» **Goal of the exercise**
Print, word for word, every line from the beginning of the listing up to and including the line with "const tickEvery = 7;". Pictures are to be excluded.
--- begin Provided data ---
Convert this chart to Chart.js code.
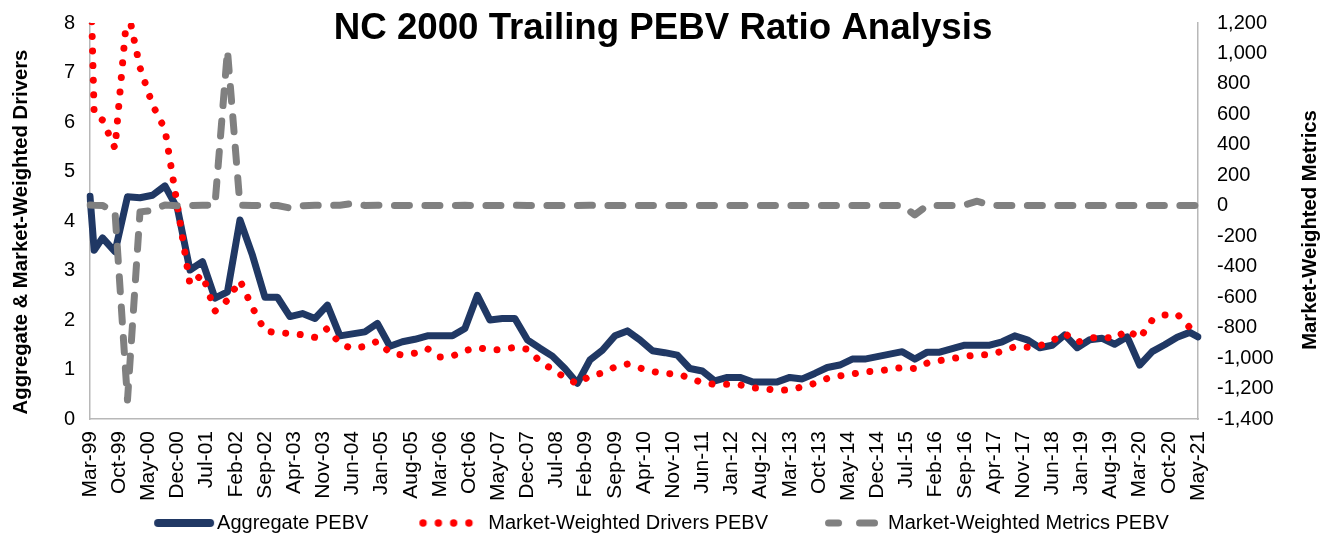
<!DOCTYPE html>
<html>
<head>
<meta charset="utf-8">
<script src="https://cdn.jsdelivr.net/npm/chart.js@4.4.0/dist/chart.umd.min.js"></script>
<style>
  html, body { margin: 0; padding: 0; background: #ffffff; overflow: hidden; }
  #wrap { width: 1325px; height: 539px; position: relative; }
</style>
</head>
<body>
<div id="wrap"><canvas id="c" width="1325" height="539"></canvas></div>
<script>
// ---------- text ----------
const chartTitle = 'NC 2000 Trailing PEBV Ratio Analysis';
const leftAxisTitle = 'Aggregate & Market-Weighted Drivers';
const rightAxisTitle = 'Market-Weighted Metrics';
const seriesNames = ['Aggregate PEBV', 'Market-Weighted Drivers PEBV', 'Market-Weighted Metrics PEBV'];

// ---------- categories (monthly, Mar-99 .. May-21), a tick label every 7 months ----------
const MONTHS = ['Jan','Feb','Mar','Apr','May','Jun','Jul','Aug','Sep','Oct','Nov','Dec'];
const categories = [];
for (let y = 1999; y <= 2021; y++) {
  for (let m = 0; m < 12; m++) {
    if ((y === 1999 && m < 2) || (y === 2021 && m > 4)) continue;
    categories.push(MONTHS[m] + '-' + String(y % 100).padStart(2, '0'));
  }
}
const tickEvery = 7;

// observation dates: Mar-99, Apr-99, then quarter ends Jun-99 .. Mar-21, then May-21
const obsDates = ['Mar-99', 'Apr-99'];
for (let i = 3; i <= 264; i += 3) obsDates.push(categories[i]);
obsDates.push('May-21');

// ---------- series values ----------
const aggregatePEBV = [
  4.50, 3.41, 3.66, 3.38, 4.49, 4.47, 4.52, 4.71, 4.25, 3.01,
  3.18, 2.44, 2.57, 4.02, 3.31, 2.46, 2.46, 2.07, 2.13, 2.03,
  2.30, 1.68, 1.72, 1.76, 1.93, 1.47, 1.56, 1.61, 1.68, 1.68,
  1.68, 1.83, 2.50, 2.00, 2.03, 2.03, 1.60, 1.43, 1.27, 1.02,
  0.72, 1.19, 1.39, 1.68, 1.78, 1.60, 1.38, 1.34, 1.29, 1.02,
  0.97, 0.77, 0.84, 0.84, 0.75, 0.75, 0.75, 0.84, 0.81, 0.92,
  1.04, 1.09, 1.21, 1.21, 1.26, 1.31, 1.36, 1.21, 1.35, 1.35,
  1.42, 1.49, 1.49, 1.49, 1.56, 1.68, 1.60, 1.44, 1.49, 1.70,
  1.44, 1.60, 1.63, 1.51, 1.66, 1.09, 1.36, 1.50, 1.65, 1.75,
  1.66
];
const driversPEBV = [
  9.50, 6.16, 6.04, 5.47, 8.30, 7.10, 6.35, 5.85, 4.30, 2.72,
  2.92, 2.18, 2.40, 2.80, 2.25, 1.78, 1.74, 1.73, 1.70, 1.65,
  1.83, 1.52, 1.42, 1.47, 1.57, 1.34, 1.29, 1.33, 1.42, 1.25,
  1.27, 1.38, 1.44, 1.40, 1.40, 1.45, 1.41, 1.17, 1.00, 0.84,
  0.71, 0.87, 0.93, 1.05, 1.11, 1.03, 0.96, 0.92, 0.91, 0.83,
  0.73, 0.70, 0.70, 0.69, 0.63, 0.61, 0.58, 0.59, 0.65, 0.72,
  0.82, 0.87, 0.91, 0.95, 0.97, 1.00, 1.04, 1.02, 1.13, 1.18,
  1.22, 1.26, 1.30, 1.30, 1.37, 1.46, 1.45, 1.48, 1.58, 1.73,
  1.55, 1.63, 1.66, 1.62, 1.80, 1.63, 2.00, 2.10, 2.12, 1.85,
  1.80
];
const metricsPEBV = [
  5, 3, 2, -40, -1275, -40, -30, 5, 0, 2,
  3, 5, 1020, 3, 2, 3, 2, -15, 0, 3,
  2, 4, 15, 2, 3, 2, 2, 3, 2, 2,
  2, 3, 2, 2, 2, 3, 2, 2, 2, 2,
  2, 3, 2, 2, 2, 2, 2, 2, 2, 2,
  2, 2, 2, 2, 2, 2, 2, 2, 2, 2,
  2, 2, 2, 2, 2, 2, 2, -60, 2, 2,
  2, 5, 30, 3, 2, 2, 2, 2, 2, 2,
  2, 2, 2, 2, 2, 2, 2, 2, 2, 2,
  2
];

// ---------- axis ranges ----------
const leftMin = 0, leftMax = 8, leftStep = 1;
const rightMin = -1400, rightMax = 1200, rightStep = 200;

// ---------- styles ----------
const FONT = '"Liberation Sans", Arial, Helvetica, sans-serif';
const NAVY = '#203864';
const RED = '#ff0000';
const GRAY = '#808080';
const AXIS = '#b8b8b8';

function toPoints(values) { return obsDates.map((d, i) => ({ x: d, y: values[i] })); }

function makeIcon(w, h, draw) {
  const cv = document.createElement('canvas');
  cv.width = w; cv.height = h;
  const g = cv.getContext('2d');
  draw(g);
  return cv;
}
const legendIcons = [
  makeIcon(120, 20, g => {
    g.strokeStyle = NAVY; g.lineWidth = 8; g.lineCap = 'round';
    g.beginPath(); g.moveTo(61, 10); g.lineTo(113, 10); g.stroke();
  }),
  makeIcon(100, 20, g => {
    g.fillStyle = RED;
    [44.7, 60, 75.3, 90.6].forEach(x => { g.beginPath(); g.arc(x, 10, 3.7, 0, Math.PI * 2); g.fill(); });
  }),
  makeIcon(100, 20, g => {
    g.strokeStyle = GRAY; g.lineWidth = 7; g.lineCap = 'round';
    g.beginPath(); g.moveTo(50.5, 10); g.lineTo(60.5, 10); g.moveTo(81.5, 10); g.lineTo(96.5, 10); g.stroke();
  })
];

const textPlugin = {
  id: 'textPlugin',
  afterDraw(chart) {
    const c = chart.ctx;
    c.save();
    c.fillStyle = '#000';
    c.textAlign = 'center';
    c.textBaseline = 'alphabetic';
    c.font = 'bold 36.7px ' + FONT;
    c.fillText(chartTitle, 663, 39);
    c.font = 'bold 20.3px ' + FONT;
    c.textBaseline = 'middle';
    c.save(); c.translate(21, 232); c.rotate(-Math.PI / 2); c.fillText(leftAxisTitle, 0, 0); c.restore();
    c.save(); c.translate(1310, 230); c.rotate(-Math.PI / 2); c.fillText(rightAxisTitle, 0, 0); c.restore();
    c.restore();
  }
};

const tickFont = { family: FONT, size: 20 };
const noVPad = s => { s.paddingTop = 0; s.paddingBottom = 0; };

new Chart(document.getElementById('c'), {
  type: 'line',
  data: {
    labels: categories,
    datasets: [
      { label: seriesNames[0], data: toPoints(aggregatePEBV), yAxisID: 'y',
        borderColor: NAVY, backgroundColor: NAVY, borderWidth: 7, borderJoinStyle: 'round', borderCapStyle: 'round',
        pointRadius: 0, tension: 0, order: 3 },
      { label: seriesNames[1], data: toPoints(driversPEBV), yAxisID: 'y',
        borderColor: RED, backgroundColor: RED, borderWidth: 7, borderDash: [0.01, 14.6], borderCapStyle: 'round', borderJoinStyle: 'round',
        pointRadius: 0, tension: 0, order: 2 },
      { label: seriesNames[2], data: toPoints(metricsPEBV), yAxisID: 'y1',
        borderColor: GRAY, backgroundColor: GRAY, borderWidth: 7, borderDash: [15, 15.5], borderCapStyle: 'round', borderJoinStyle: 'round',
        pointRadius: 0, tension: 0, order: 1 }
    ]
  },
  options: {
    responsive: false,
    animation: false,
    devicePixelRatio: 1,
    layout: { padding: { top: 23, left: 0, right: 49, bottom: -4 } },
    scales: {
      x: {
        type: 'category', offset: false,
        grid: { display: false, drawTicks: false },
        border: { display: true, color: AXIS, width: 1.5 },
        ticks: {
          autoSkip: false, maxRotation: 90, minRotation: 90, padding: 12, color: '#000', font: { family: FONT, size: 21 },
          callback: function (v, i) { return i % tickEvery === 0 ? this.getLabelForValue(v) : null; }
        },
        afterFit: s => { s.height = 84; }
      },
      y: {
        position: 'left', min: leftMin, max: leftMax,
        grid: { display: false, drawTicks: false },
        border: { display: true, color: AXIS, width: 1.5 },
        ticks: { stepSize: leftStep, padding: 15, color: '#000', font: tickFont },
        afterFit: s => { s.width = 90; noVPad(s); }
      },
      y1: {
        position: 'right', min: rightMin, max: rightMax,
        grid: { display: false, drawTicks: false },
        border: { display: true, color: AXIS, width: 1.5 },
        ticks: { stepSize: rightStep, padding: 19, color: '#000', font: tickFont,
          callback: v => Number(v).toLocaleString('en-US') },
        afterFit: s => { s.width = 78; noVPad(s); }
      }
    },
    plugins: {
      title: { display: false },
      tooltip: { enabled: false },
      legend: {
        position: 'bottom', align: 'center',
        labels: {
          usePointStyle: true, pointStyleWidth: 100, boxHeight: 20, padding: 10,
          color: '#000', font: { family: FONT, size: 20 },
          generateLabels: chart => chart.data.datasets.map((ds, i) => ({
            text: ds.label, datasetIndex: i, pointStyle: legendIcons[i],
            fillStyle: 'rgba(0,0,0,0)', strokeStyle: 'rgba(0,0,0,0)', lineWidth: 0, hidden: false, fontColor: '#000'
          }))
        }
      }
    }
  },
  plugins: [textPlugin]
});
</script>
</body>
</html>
--- end Provided data ---
» **Solution to the problem**
Convert this chart to Chart.js code.
<!DOCTYPE html>
<html>
<head>
<meta charset="utf-8">
<script src="https://cdn.jsdelivr.net/npm/chart.js@4.4.0/dist/chart.umd.min.js"></script>
<style>
  html, body { margin: 0; padding: 0; background: #ffffff; overflow: hidden; }
  #wrap { width: 1325px; height: 539px; position: relative; }
</style>
</head>
<body>
<div id="wrap"><canvas id="c" width="1325" height="539"></canvas></div>
<script>
// ---------- text ----------
const chartTitle = 'NC 2000 Trailing PEBV Ratio Analysis';
const leftAxisTitle = 'Aggregate & Market-Weighted Drivers';
const rightAxisTitle = 'Market-Weighted Metrics';
const seriesNames = ['Aggregate PEBV', 'Market-Weighted Drivers PEBV', 'Market-Weighted Metrics PEBV'];

// ---------- categories (monthly, Mar-99 .. May-21), a tick label every 7 months ----------
const MONTHS = ['Jan','Feb','Mar','Apr','May','Jun','Jul','Aug','Sep','Oct','Nov','Dec'];
const categories = [];
for (let y = 1999; y <= 2021; y++) {
  for (let m = 0; m < 12; m++) {
    if ((y === 1999 && m < 2) || (y === 2021 && m > 4)) continue;
    categories.push(MONTHS[m] + '-' + String(y % 100).padStart(2, '0'));
  }
}
const tickEvery = 7;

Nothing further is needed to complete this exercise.